**STATED EXERCISE**
In the lines below, output everything from the first line through the line containing "(added) -- (fin);" exactly as it is. Pictures are not part of the output.

**MATERIAL SHOWN**

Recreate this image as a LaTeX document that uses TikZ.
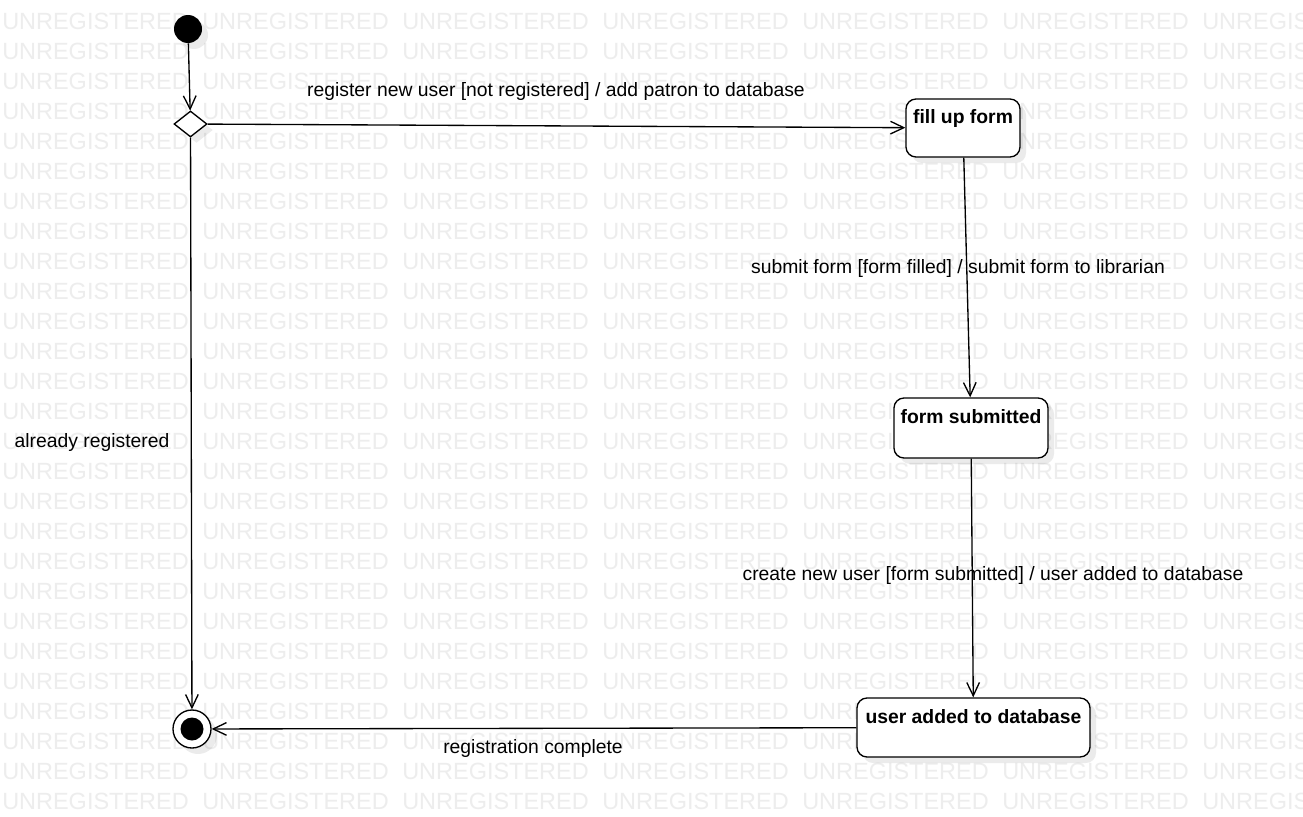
\documentclass[tikz,border=0pt]{standalone}
\usepackage{fontspec}
\setmainfont{Liberation Sans}
\usetikzlibrary{arrows.meta,shapes.geometric,shadows}
\begin{document}
\begin{tikzpicture}[x=0.75pt,y=-0.75pt,
  wm/.style={anchor=west, inner sep=0pt, text=black!7, font=\fontsize{17.6}{20}\selectfont},
  lbl/.style={anchor=base, inner sep=0pt, font=\fontsize{14.5}{17}\selectfont},
  shade/.style={drop shadow={shadow xshift=4.5pt, shadow yshift=-4.5pt, fill=black, opacity=0.08}},
  statebox/.style={draw, line width=1pt, rounded corners=7.5pt, fill=white, inner sep=0pt,
    font=\bfseries\fontsize{14.5}{17}\selectfont, shade},
  arr/.style={line width=1pt, -{Straight Barb[length=10pt,width=9.5pt]}},
  plain/.style={line width=1pt}]
\useasboundingbox (0,0) rectangle (1303,817);
\fill[white] (0,0) rectangle (1303,817);
\begin{scope}
\clip (0,0) rectangle (1303,817);
\foreach \r in {0,...,26}{
  \foreach \c in {0,...,6}{
    \node[wm] (wm-\r-\c) at (200*\c+2, 21+30*\r) {UNREGISTERED};
  }}
\end{scope}

% states
\node[circle, fill=black, minimum size=21pt, inner sep=0pt, shade] (init) at (188,29) {};
\node[diamond, draw, fill=white, line width=1pt, minimum width=24.75pt, minimum height=19.5pt, inner sep=0pt, shade] (dec) at (190.5,124) {};
\node[statebox, minimum width=85.5pt, text height=18pt, text depth=25.5pt] (fill) at (963,128) {fill up form};
\node[statebox, minimum width=115.5pt, text height=18.75pt, text depth=26.25pt] (sub) at (971,428) {form submitted};
\node[statebox, minimum width=174.75pt, text height=18.75pt, text depth=25.5pt] (added) at (973.5,727.5) {user added to database};
\node[circle, draw, fill=white, line width=1pt, minimum size=28.5pt, inner sep=0pt, shade] (fin) at (192,729) {};
\node[circle, fill=black, minimum size=17.25pt, inner sep=0pt] (finin) at (fin.center) {};

% transitions
\draw[arr] (init) -- (dec);
\draw[arr] (dec) -- (fill);
\draw[arr] (fill) -- (sub);
\draw[arr] (sub) -- (added);
\draw[arr] (dec) -- (fin);
\draw[arr] (added) -- (fin);

% labels
\node[lbl] (l1) at (556,97) {register new user [not registered] / add patron to database};
\node[lbl] (l2) at (958,273) {submit form [form filled] / submit form to librarian};
\node[lbl] (l3) at (993,580) {create new user [form submitted] / user added to database};
\node[lbl] (l4) at (92,447) {already registered};
\node[lbl] (l5) at (533,753) {registration complete};
\end{tikzpicture}
\end{document}
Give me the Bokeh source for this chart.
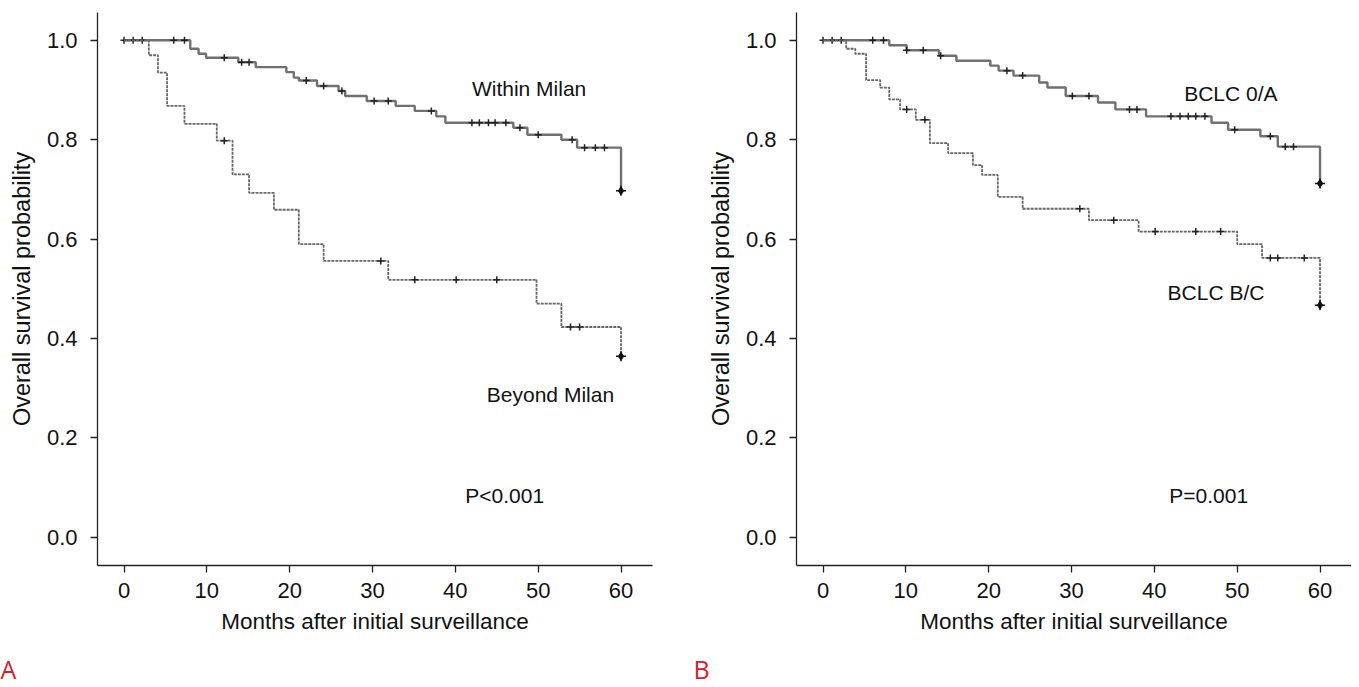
import numpy as np
from bokeh.plotting import figure
from bokeh.layouts import row
from bokeh.models import Label, FixedTicker, Title
from bokeh.embed import file_html
from bokeh.resources import INLINE

# ---------------- data ----------------
x_ticks = [0, 10, 20, 30, 40, 50, 60]
y_ticks = [0.0, 0.2, 0.4, 0.6, 0.8, 1.0]
y_tick_labels = ["0.0", "0.2", "0.4", "0.6", "0.8", "1.0"]

# Panel A
within_t = [0, 8.0, 9.0, 9.9, 13.8, 15.9, 19.6, 20.5, 21.1, 23.3, 25.9, 26.7, 29.3,
            32.8, 35.1, 37.7, 38.8, 47.0, 48.7, 52.8, 54.7, 60.0]
within_s = [1.0, 0.983, 0.973, 0.965, 0.956, 0.946, 0.936, 0.925, 0.919, 0.908, 0.898,
            0.888, 0.878, 0.868, 0.858, 0.847, 0.834, 0.824, 0.810, 0.800, 0.784, 0.697]
within_cens = [0, 1.1, 2.2, 6.0, 7.3, 12.1, 14.2, 15.1, 22.0, 24.1, 26.3, 30.2, 31.9,
               37.1, 42.0, 42.9, 44.0, 44.8, 46.1, 47.8, 50.0, 54.1, 55.6, 56.9, 58.0]

beyond_t = [0, 3.0, 4.1, 5.2, 7.3, 11.2, 13.1, 15.1, 18.1, 21.1, 24.1, 31.9, 49.8, 52.8, 60.0]
beyond_s = [1.0, 0.970, 0.935, 0.868, 0.832, 0.798, 0.730, 0.693, 0.659, 0.590, 0.556,
            0.518, 0.470, 0.423, 0.364]
beyond_cens = [12.1, 31.0, 35.1, 40.1, 45.0, 53.9, 55.0]

# Panel B
a_t = [0, 8.0, 10.1, 14.0, 16.1, 20.2, 21.2, 23.0, 26.1, 27.1, 29.3, 33.2, 35.3, 39.0,
       46.9, 48.9, 52.8, 54.9, 60.0]
a_s = [1.0, 0.990, 0.980, 0.969, 0.959, 0.949, 0.939, 0.929, 0.915, 0.905, 0.888, 0.875,
       0.861, 0.847, 0.834, 0.820, 0.807, 0.786, 0.712]
a_cens = [0, 1.1, 2.2, 6.0, 7.3, 10.1, 12.1, 14.2, 22.2, 24.1, 30.1, 32.1, 37.0, 37.9,
          42.0, 43.1, 44.1, 45.0, 46.1, 49.7, 54.0, 55.8, 56.8]

bc_t = [0, 2.8, 3.9, 5.2, 6.9, 8.0, 9.3, 11.2, 12.9, 15.1, 18.1, 19.2, 21.1, 24.1, 32.1,
        38.1, 50.0, 53.0, 60.0]
bc_s = [1.0, 0.983, 0.973, 0.920, 0.905, 0.881, 0.861, 0.840, 0.793, 0.773, 0.749, 0.729,
        0.685, 0.661, 0.638, 0.615, 0.590, 0.562, 0.467]
bc_cens = [10.1, 12.3, 31.0, 35.1, 40.1, 45.0, 48.0, 54.0, 54.9, 58.1]

panelA_labels = ["Within Milan", "Beyond Milan", "P<0.001"]
panelA_lx = [42.0, 43.8, 41.2]
panelA_ly = [0.903, 0.288, 0.083]
panelB_labels = ["BCLC 0/A", "BCLC B/C", "P=0.001"]
panelB_lx = [43.6, 41.6, 41.8]
panelB_ly = [0.893, 0.492, 0.083]
panel_tags = ["A", "B"]

x_label = "Months after initial surveillance"
y_label = "Overall survival probability"

FONT = "Liberation Sans"
FS_TICK = "22px"
FS_XAXIS = "22.5px"
FS_YAXIS = "23.5px"
FS_TEXT = "21px"
X_RANGE = (-3.2, 63.8)
Y_RANGE = (-0.057, 1.056)


def step_value(t, s, c):
    t = np.asarray(t)
    s = np.asarray(s)
    idx = np.searchsorted(t, np.asarray(c), side="right") - 1
    return s[idx]


def draw_curve(p, t, s, cens, dashed):
    if dashed:
        p.step(t, s, mode="after", line_color="#666666", line_width=1.8, line_dash="3 1")
    else:
        p.step(t, s, mode="after", line_color="#707070", line_width=2.4)
    cy = step_value(t, s, cens)
    p.scatter(cens, cy, marker="cross", size=7, line_color="#222222", line_width=1.5)
    p.scatter([t[-1]], [s[-1]], marker="diamond", size=8, fill_color="#111111",
              line_color="#111111")
    p.scatter([t[-1]], [s[-1]], marker="cross", size=10, line_color="#111111", line_width=1.5)


def make_panel(border_left, border_right, width, tag, tag_offset):
    p = figure(width=width, height=687, x_range=X_RANGE, y_range=Y_RANGE,
               output_backend="svg", toolbar_location=None,
               min_border_left=border_left, min_border_right=border_right,
               min_border_top=12, min_border_bottom=122)
    p.frame_width = 555
    p.frame_height = 553
    p.outline_line_color = None
    p.xgrid.visible = False
    p.ygrid.visible = False
    p.background_fill_color = "white"
    p.border_fill_color = "white"

    p.xaxis.ticker = FixedTicker(ticks=x_ticks)
    p.yaxis.ticker = FixedTicker(ticks=y_ticks)
    p.yaxis.major_label_overrides = {v: l for v, l in zip(y_ticks, y_tick_labels)}
    for ax in (p.xaxis, p.yaxis):
        ax.axis_line_color = "#222222"
        ax.axis_line_width = 1.3
        ax.major_tick_line_color = "#222222"
        ax.major_tick_line_width = 1.3
        ax.major_tick_out = 7
        ax.major_tick_in = 0
        ax.minor_tick_line_color = None
        ax.major_label_text_font = FONT
        ax.major_label_text_font_size = FS_TICK
        ax.major_label_text_color = "#111111"
        ax.axis_label_text_font = FONT
        ax.axis_label_text_font_style = "normal"
        ax.axis_label_text_color = "#111111"
    p.xaxis.axis_label_text_font_size = FS_XAXIS
    p.yaxis.axis_label_text_font_size = FS_YAXIS
    p.xaxis.axis_label = x_label
    p.yaxis.axis_label = y_label
    p.xaxis.major_label_standoff = 10
    p.yaxis.major_label_standoff = 13
    p.xaxis.axis_label_standoff = 8
    p.yaxis.axis_label_standoff = 9
    p.yaxis.major_label_orientation = "horizontal"

    p.add_layout(Title(text=tag, align="left", offset=tag_offset, standoff=26,
                       text_font="Open Sans", text_font_size="25px",
                       text_font_style="normal", text_color="#d8202a"), "below")
    return p


pA = make_panel(97, 40, 692, panel_tags[0], -97)
draw_curve(pA, within_t, within_s, within_cens, False)
draw_curve(pA, beyond_t, beyond_s, beyond_cens, True)
for txt, lx, ly in zip(panelA_labels, panelA_lx, panelA_ly):
    pA.add_layout(Label(x=lx, y=ly, text=txt, text_font=FONT, text_font_size=FS_TEXT,
                        text_baseline="middle", text_align="left", text_color="#111111"))

pB = make_panel(104, 0, 659, panel_tags[1], -103)
draw_curve(pB, a_t, a_s, a_cens, False)
draw_curve(pB, bc_t, bc_s, bc_cens, True)
for txt, lx, ly in zip(panelB_labels, panelB_lx, panelB_ly):
    pB.add_layout(Label(x=lx, y=ly, text=txt, text_font=FONT, text_font_size=FS_TEXT,
                        text_baseline="middle", text_align="left", text_color="#111111"))

layout = row(pA, pB, spacing=0)
open("out.html", "w").write(file_html(layout, INLINE))
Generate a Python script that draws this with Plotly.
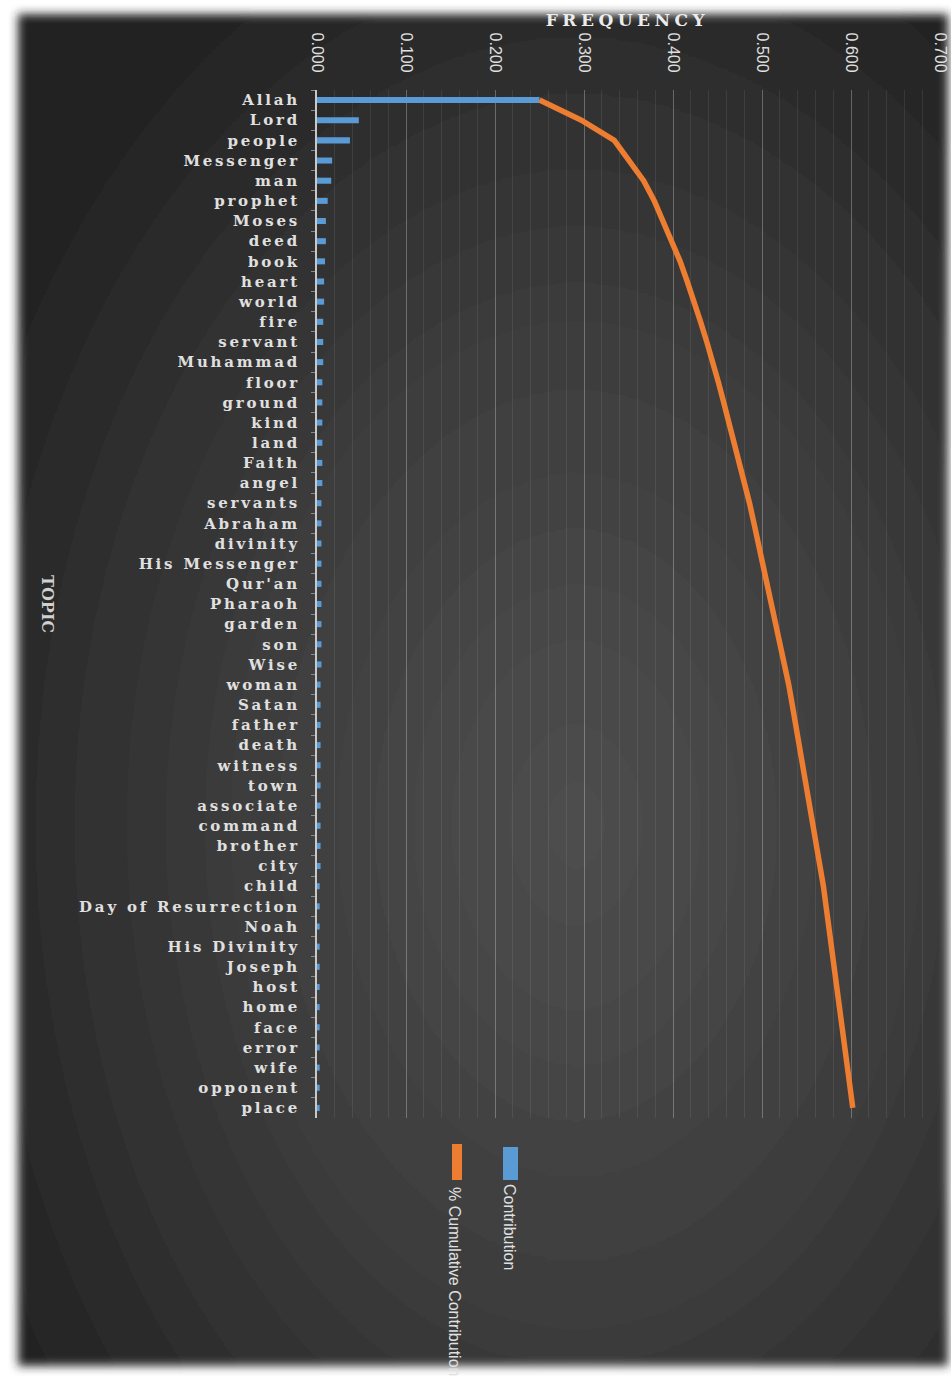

**RESPONSE TO THE TASK**
Recreate this image as a LaTeX document that uses TikZ.
\documentclass[tikz,border=0pt]{standalone}
\usepackage{fontspec}
\setmainfont{Liberation Sans}
\usetikzlibrary{arrows.meta,shapes.geometric,shadows}
\begin{document}
\begin{tikzpicture}[x=0.75pt,y=-0.75pt,
  wm/.style={anchor=west, inner sep=0pt, text=black!7, font=\fontsize{17.6}{20}\selectfont},
  lbl/.style={anchor=base, inner sep=0pt, font=\fontsize{14.5}{17}\selectfont},
  shade/.style={drop shadow={shadow xshift=4.5pt, shadow yshift=-4.5pt, fill=black, opacity=0.08}},
  statebox/.style={draw, line width=1pt, rounded corners=7.5pt, fill=white, inner sep=0pt,
    font=\bfseries\fontsize{14.5}{17}\selectfont, shade},
  arr/.style={line width=1pt, -{Straight Barb[length=10pt,width=9.5pt]}},
  plain/.style={line width=1pt}]
\useasboundingbox (0,0) rectangle (1303,817);
\fill[white] (0,0) rectangle (1303,817);
\begin{scope}
\clip (0,0) rectangle (1303,817);
\foreach \r in {0,...,26}{
  \foreach \c in {0,...,6}{
    \node[wm] (wm-\r-\c) at (200*\c+2, 21+30*\r) {UNREGISTERED};
  }}
\end{scope}

% states
\node[circle, fill=black, minimum size=21pt, inner sep=0pt, shade] (init) at (188,29) {};
\node[diamond, draw, fill=white, line width=1pt, minimum width=24.75pt, minimum height=19.5pt, inner sep=0pt, shade] (dec) at (190.5,124) {};
\node[statebox, minimum width=85.5pt, text height=18pt, text depth=25.5pt] (fill) at (963,128) {fill up form};
\node[statebox, minimum width=115.5pt, text height=18.75pt, text depth=26.25pt] (sub) at (971,428) {form submitted};
\node[statebox, minimum width=174.75pt, text height=18.75pt, text depth=25.5pt] (added) at (973.5,727.5) {user added to database};
\node[circle, draw, fill=white, line width=1pt, minimum size=28.5pt, inner sep=0pt, shade] (fin) at (192,729) {};
\node[circle, fill=black, minimum size=17.25pt, inner sep=0pt] (finin) at (fin.center) {};

% transitions
\draw[arr] (init) -- (dec);
\draw[arr] (dec) -- (fill);
\draw[arr] (fill) -- (sub);
\draw[arr] (sub) -- (added);
\draw[arr] (dec) -- (fin);
\draw[arr] (added) -- (fin);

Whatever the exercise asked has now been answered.